Creo que el mejor logrado y más impactante es el capítulo segundo, sobre sus primeros pasos políticos, que dio en Cúcuta. Llama la atención que este muy buen estudiante de ingeniería del MIT, hijo de uno de los hombres más ricos de su región, en la Colombia de comienzos de la década de 1940, regresó a su natal Cúcuta para dedicarse a la política local, donde militó en las filas del gaitanismo. Allí fue, por ejemplo, secretario de Obras Públicas de Norte de Santander, uno de los departamentos más atrasados y con peores comunicaciones del país. Fue conociendo el país, sus instituciones, su gente, su geografía, sus problemas —como la creciente violencia política—, y se fue formando como un dirigente sólido. Contrasta con aquellos que quieren llegar de cualquier universidad de la Ivy League y ya quieren ser ministros y empiezan a pensar al día siguiente en la Presidencia: causando a menudo por ello grandes descalabros para el país y para sí mismos.

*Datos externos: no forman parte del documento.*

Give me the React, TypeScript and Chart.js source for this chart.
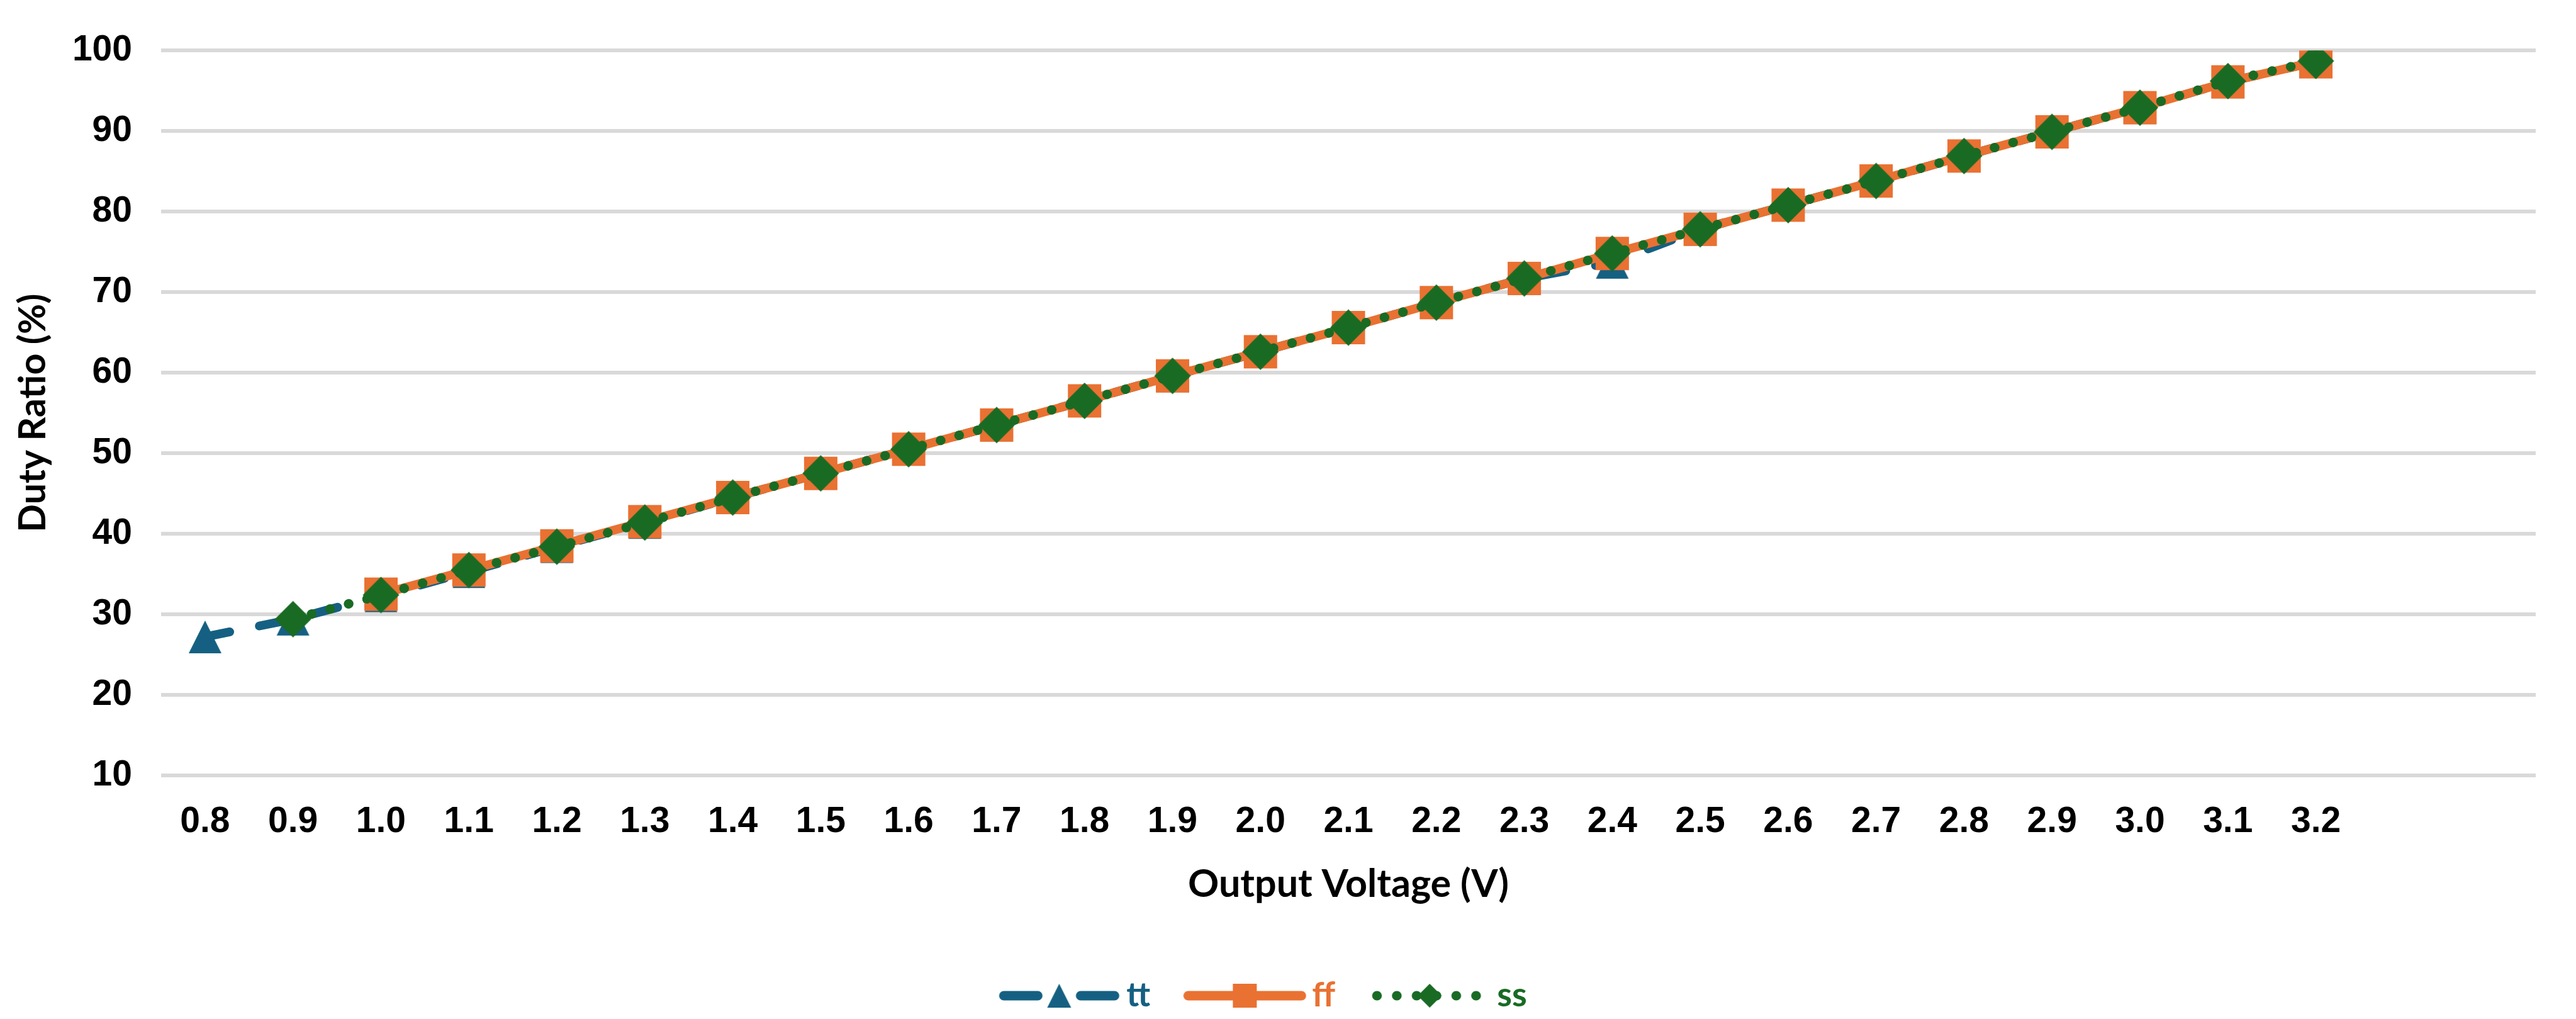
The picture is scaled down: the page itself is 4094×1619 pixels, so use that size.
import React, { useEffect, useRef } from 'react';
import { Chart, registerables } from 'chart.js';

Chart.register(...registerables);

// ---- data ----
const xLabels = ['0.8', '0.9', '1.0', '1.1', '1.2', '1.3', '1.4', '1.5', '1.6', '1.7', '1.8', '1.9', '2.0', '2.1', '2.2', '2.3', '2.4', '2.5', '2.6', '2.7', '2.8', '2.9', '3.0', '3.1', '3.2', '', ''];
const ttValues = [27.2, 29.4, 32.3, 35.3, 38.4, 41.4, 44.5, 47.5, 50.5, 53.5, 56.5, 59.6, 62.6, 65.6, 68.7, 71.7, 73.7, 77.8, 80.8, 83.8, 86.9, 89.9, 92.9, 96.1, 98.6];
const ffValues = [null, null, 32.5, 35.5, 38.5, 41.5, 44.5, 47.5, 50.5, 53.5, 56.5, 59.6, 62.6, 65.6, 68.7, 71.7, 74.8, 77.8, 80.8, 83.8, 86.9, 89.9, 92.9, 96.1, 98.6];
const ssValues = [null, 29.4, 32.4, 35.5, 38.4, 41.4, 44.5, 47.5, 50.5, 53.5, 56.5, 59.6, 62.6, 65.6, 68.7, 71.7, 74.8, 77.8, 80.8, 83.8, 86.9, 89.9, 92.9, 96.2, 98.7];
const seriesNames = ['tt', 'ff', 'ss'];
const yTicks = [10, 20, 30, 40, 50, 60, 70, 80, 90, 100];

const BLUE = '#156082';
const ORANGE = '#E97132';
const GREEN = '#196B24';

function mk(w: number, h: number) {
  const c = document.createElement('canvas');
  c.width = w;
  c.height = h;
  return c;
}

function drawTri(ctx: CanvasRenderingContext2D, cx: number, cy: number, s: number, color: string) {
  ctx.fillStyle = color;
  ctx.beginPath();
  ctx.moveTo(cx, cy - s / 2);
  ctx.lineTo(cx + s / 2, cy + s / 2);
  ctx.lineTo(cx - s / 2, cy + s / 2);
  ctx.closePath();
  ctx.fill();
}
function drawSq(ctx: CanvasRenderingContext2D, cx: number, cy: number, s: number, color: string) {
  ctx.fillStyle = color;
  ctx.fillRect(cx - s / 2, cy - s / 2, s, s);
}
function drawDia(ctx: CanvasRenderingContext2D, cx: number, cy: number, s: number, color: string) {
  ctx.fillStyle = color;
  ctx.beginPath();
  ctx.moveTo(cx, cy - s / 2);
  ctx.lineTo(cx + s / 2, cy);
  ctx.lineTo(cx, cy + s / 2);
  ctx.lineTo(cx - s / 2, cy);
  ctx.closePath();
  ctx.fill();
}

function markerImg(kind: string, s: number, color: string) {
  const c = mk(s + 2, s + 2);
  const ctx = c.getContext('2d')!;
  const m = (s + 2) / 2;
  if (kind === 'tri') drawTri(ctx, m, m, s, color);
  if (kind === 'sq') drawSq(ctx, m, m, s, color);
  if (kind === 'dia') drawDia(ctx, m, m, s, color);
  return c;
}

function legendImg(kind: string, color: string) {
  const W = 196, H = 44;
  const c = mk(W, H);
  const ctx = c.getContext('2d')!;
  const cy = H / 2;
  ctx.strokeStyle = color;
  ctx.lineWidth = 15;
  ctx.lineCap = 'round';
  if (kind === 'tri') {
    ctx.beginPath();
    ctx.moveTo(10, cy); ctx.lineTo(64, cy);
    ctx.moveTo(132, cy); ctx.lineTo(186, cy);
    ctx.stroke();
    drawTri(ctx, W / 2, cy, 38, color);
  } else if (kind === 'sq') {
    ctx.beginPath();
    ctx.moveTo(8, cy); ctx.lineTo(188, cy);
    ctx.stroke();
    drawSq(ctx, W / 2, cy, 38, color);
  } else {
    ctx.setLineDash([0.5, 31]);
    ctx.beginPath();
    ctx.moveTo(14, cy); ctx.lineTo(186, cy);
    ctx.stroke();
    ctx.setLineDash([]);
    drawDia(ctx, W / 2, cy, 38, color);
  }
  return c;
}

export default function App() {
  const ref = useRef<HTMLCanvasElement | null>(null);
  useEffect(() => {
    document.body.style.margin = '0';
    const canvas = ref.current!;
    const colors = [BLUE, ORANGE, GREEN];
    const legendImgs = [legendImg('tri', BLUE), legendImg('sq', ORANGE), legendImg('dia', GREEN)];
    const chart = new Chart(canvas, {
      type: 'line',
      data: {
        labels: xLabels,
        datasets: [
          {
            label: seriesNames[0],
            data: ttValues,
            borderColor: BLUE,
            backgroundColor: BLUE,
            borderWidth: 14,
            borderDash: [40, 48],
            borderCapStyle: 'round',
            borderJoinStyle: 'round',
            pointStyle: markerImg('tri', 52, BLUE),
            pointRadius: 20,
            tension: 0,
            order: 3,
          },
          {
            label: seriesNames[1],
            data: ffValues,
            borderColor: ORANGE,
            backgroundColor: ORANGE,
            borderWidth: 14,
            borderCapStyle: 'round',
            borderJoinStyle: 'round',
            pointStyle: markerImg('sq', 53, ORANGE),
            pointRadius: 20,
            tension: 0,
            order: 2,
          },
          {
            label: seriesNames[2],
            data: ssValues,
            borderColor: GREEN,
            backgroundColor: GREEN,
            borderWidth: 15,
            borderDash: [0.5, 30],
            borderCapStyle: 'round',
            borderJoinStyle: 'round',
            pointStyle: markerImg('dia', 58, GREEN),
            pointRadius: 20,
            tension: 0,
            order: 1,
          },
        ],
      },
      options: {
        animation: false,
        responsive: false,
        devicePixelRatio: 1,
        events: [],
        layout: { padding: { top: 68, right: 64, left: 0, bottom: 0 } },
        plugins: {
          tooltip: { enabled: false },
          legend: {
            position: 'bottom',
            labels: {
              usePointStyle: true,
              pointStyleWidth: 160,
              padding: 70,
              font: { family: 'Lato, sans-serif', weight: 'bold', size: 54 },
              generateLabels: (ch: any) =>
                ch.data.datasets.map((ds: any, i: number) => ({
                  text: ds.label,
                  fontColor: colors[i],
                  pointStyle: legendImgs[i],
                  datasetIndex: i,
                  hidden: false,
                  lineWidth: 0,
                  strokeStyle: 'rgba(0,0,0,0)',
                  fillStyle: 'rgba(0,0,0,0)',
                })),
            },
          },
        },
        scales: {
          x: {
            type: 'category',
            offset: true,
            grid: { display: false, drawTicks: false },
            border: { display: false },
            ticks: {
              autoSkip: false,
              maxRotation: 0,
              minRotation: 0,
              padding: 40,
              color: '#000',
              font: { family: "'Liberation Sans', Arial, sans-serif", weight: 'bold', size: 57 },
            },
            title: {
              display: true,
              text: 'Output Voltage (V)',
              color: '#000',
              font: { family: 'Lato, sans-serif', weight: 'bold', size: 61 },
              padding: { top: 0, bottom: 43 },
            },
            afterFit: (s: any) => { s.height = 253; },
          },
          y: {
            min: 10,
            max: 100,
            afterBuildTicks: (s: any) => { s.ticks = yTicks.map((v) => ({ value: v })); },
            grid: { color: '#D9D9D9', lineWidth: 6, drawTicks: false },
            border: { display: false },
            ticks: {
              padding: 46,
              color: '#000',
              font: { family: "'Liberation Sans', Arial, sans-serif", weight: 'bold', size: 57 },
            },
            title: {
              display: true,
              text: 'Duty Ratio (%)',
              color: '#000',
              font: { family: 'Lato, sans-serif', weight: 'bold', size: 59 },
              padding: { top: 18, bottom: 0 },
            },
            afterFit: (s: any) => { s.width = 256; },
          },
        },
      } as any,
    });
    return () => chart.destroy();
  }, []);
  return (
    <div style={{ position: 'fixed', left: 0, top: 0, width: 4094, height: 1619, background: '#fff' }}>
      <canvas ref={ref} width={4094} height={1619} style={{ display: 'block', width: 4094, height: 1619 }} />
    </div>
  );
}
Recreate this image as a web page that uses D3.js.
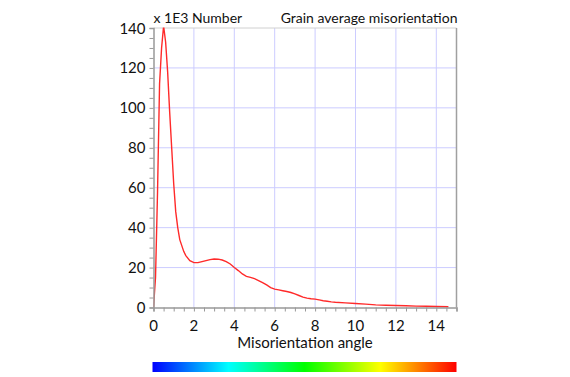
<!DOCTYPE html>
<html><head><meta charset="utf-8">
<script src="https://cdn.jsdelivr.net/npm/d3@7"></script>
<style>
body{margin:0;background:#fff;}
text{font-family:Lato,"Open Sans",sans-serif;fill:#111;}
</style></head><body>
<svg id="c" width="570" height="377"></svg>
<script>
const angles = [0,0.1,0.2,0.3,0.4,0.5,0.6,0.7,0.8,0.9,1.0,1.1,1.2,1.3,1.4,1.5,1.6,1.8,2.0,2.2,2.4,2.6,2.8,3.0,3.2,3.4,3.6,3.8,4.0,4.2,4.4,4.6,4.8,5.0,5.2,5.4,5.6,5.8,6.0,6.2,6.4,6.6,6.8,7.0,7.2,7.4,7.6,7.8,8.0,8.2,8.4,8.6,8.8,9.0,9.5,10,10.5,11,11.5,12,12.5,13,13.5,14,14.6];
const counts = [0,15,58,112,130,141,133,118,98,80,62,48,40,34,31,28,26,23.5,22.5,22.5,23,23.5,24,24.3,24.2,23.8,23,21.8,20,18.5,16.8,15.6,15.1,14.5,13.5,12.5,11.3,10,9.2,8.8,8.4,8.0,7.5,6.8,6.0,5.2,4.7,4.4,4.2,3.8,3.4,3.1,2.8,2.6,2.3,2.0,1.7,1.3,1.1,1.0,0.9,0.7,0.6,0.5,0.4];
const xTicks = [0,2,4,6,8,10,12,14];
const yTicks = [0,20,40,60,80,100,120,140];
const titleLeft = "x 1E3 Number";
const titleRight = "Grain average misorientation";
const xLabel = "Misorientation angle";
const rainbow = ["#0000ff","#00ffff","#00ff00","#ffff00","#ff0000"];

const svg = d3.select("#c");
const L=153.5, R=456.5, T=28, B=307.5;
const x = d3.scaleLinear().domain([0,15]).range([L,R]);
const y = d3.scaleLinear().domain([0,140]).range([B,T]);

// grid
const g = svg.append("g");
g.selectAll(".vg").data(xTicks.filter(d=>d>0)).join("line")
 .attr("x1",d=>x(d)).attr("x2",d=>x(d)).attr("y1",T).attr("y2",B)
 .attr("stroke","#ccccff").attr("stroke-width",1);
g.selectAll(".hg").data(yTicks.filter(d=>d>0&&d<140)).join("line")
 .attr("y1",d=>y(d)).attr("y2",d=>y(d)).attr("x1",L).attr("x2",R)
 .attr("stroke","#ccccff").attr("stroke-width",1);

// borders
svg.append("line").attr("x1",L).attr("x2",R).attr("y1",T).attr("y2",T).attr("stroke","#d0d0d0");
svg.append("line").attr("x1",R).attr("x2",R).attr("y1",T).attr("y2",B).attr("stroke","#a0a0a0").attr("stroke-width",1.5);

// clip
svg.append("clipPath").attr("id","pc").append("rect").attr("x",L).attr("y",T-0.5).attr("width",R-L).attr("height",B-T+1);

// line
const line = d3.line().x((d,i)=>x(angles[i])).y(d=>y(d));
svg.append("path").datum(counts).attr("d",line).attr("fill","none")
 .attr("stroke","#ff2a2a").attr("stroke-width",1.4).attr("clip-path","url(#pc)");

// axes
const xAxis = d3.axisBottom(x).tickValues(d3.range(0,15.01,0.5)).tickSize(4).tickFormat("");
const ax = svg.append("g").attr("transform",`translate(0,${B})`).call(xAxis);
const yAxis = d3.axisLeft(y).tickValues(d3.range(0,140.01,5)).tickSize(4).tickFormat("");
const ay = svg.append("g").attr("transform",`translate(${L},0)`).call(yAxis);
[ax,ay].forEach(a=>{a.select(".domain").attr("stroke","#999").attr("stroke-width",1.5);a.selectAll(".tick line").attr("stroke","#999");});

// tick labels
svg.selectAll(".xl").data(xTicks).join("text")
 .attr("x",d=>x(d)).attr("y",B+23).attr("text-anchor","middle")
 .style("font-size","15px").text(d=>d);
svg.selectAll(".yl").data(yTicks).join("text")
 .attr("x",L-8).attr("y",d=>y(d)+5.5).attr("text-anchor","end")
 .style("font-size","15px").text(d=>d);

// titles
svg.append("text").attr("x",L).attr("y",23).style("font-size","14px").text(titleLeft);
svg.append("text").attr("x",R+1).attr("y",23).attr("text-anchor","end").style("font-size","14px").text(titleRight);
svg.append("text").attr("x",(L+R)/2).attr("y",348).attr("text-anchor","middle").style("font-size","15px").text(xLabel);

// colorbar
const grad = svg.append("defs").append("linearGradient").attr("id","rb");
grad.selectAll("stop").data(rainbow).join("stop")
 .attr("offset",(d,i)=>(i/(rainbow.length-1)*100)+"%").attr("stop-color",d=>d);
svg.append("rect").attr("x",L-1).attr("y",362).attr("width",R-L+1).attr("height",10).attr("fill","url(#rb)");
</script>
</body></html>
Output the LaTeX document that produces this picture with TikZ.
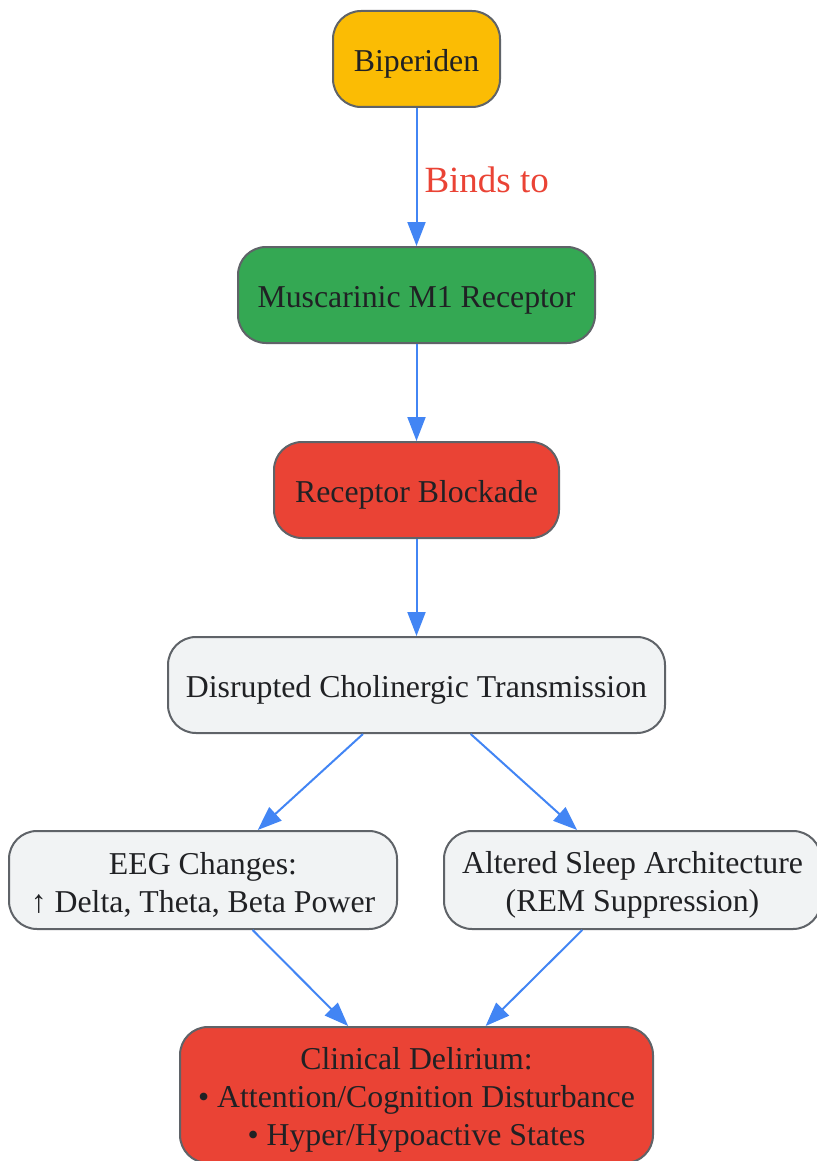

Destacaría, y eso también se percibe al leer este libro, el hecho de que la vida de Barco fue la de un servidor público sin escándalos ni dudas sobre su actuar y su transparencia. Heredó un patrimonio que le dio estabilidad, pero no buscó aumentarlo ni beneficiarse económicamente de sus influencias políticas. Un hombre correcto. Ni él ni sus hijos fueron afectados por escándalos financieros, actuaciones turbias o abusos del poder. Dignidad. Como el general Santander y como las gentes buenas de este departamento de la periferia colombiana que quizá le ha dado más al país que lo que ha recibido de él.